If that injury doesn’t show her devotion to her craft, Anya’s return to the Adelaide Fringe Festival surely will, as she will be performing in two very different shows for audiences to enjoy.
“I am always one for a full schedule. Last year I was doing two shows and running a venue. I’m doing just the two shows this year, which is the equivalent of me scaling back,” she laughs.
The first is ‘Rogue Romantic’, which Anya and her all-female band are bringing back to the Adelaide Fringe after a short season last year.
“It is about that empowerment and ownership and seizing the stage,” Anya explains. “There’s the day-to-day, normal Anya Anastasia who is very polite and accommodating, and used to get walked over a little bit – certainly in relationships. So she’s crafted an alter-ego to stand-up for me, say my side of the story and overthrow expectations and reject expectations that I felt had been placed on me. It has that ferocity of claiming my side of the story and pushing back.”
‘Rogue Romantic’ will be different to how audiences remember it, with Anya fine-tuning it to present a completely new experience.

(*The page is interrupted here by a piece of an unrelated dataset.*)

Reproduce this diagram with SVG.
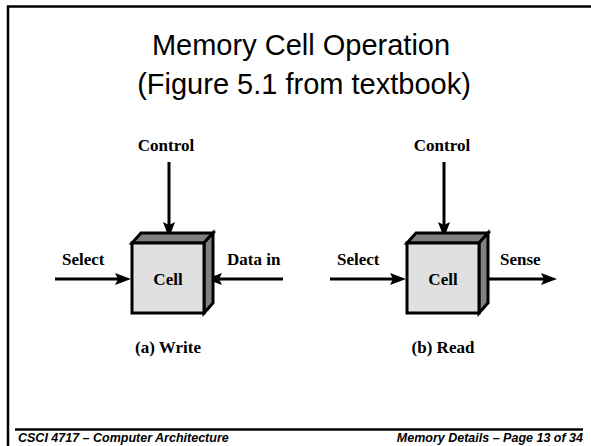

“I had the opportunity to develop the songs even further and craft a very exciting hour that I’m extremely proud of. Now there’s new numbers in it, new songs, new look, new costumes and new jokes to keep the loyal fans happy. But it is still a high-intensity, physical show, so you might be sweated on in the front row seats and that’s probably not the half of it. You might have an overzealous cabaret diva doing a handstand on your lap.”
'The Executioners'
Anya will also be debuting her new show ‘The Executioners’, which she describes as more experimental than previous work.
“Some of the things I’m putting under the microscope are social media, tech addiction, fake news, and that need for immediate gratification and how that’s influencing news and how we digest information and the disconnect. It’s really exciting to do that in a theatrical context where you’ve got such great tools as lighting and projections so you can create that feeling of overwhelm that I think we’ve all experienced when we’re trying to get to the bottom of something; we can get side-tracked from what’s important.”
If her past shows weren’t physical enough, ‘The Executioners’ sees Anya working with stuntmen who’ve worked on such films as ‘Ghost In The Shell’ and ‘The Wolverine’ to choreograph some fight scenes.
“My accompanist, Gareth Chin, revealed to me not so long ago that he’s a Kung Fu practitioner and teacher, and has his own dojo. I said, ‘I’ll be damned if we’re not using that in the show’.”
It may be a lot of work to perform two very different shows, but Anya feels “it’s not actually as hard when you have as much daily sources of inspiration as I do”. There may even be a show inspired by her recent clumsiness.
“’Tetanus: The Musical’. Why not?” she laughs.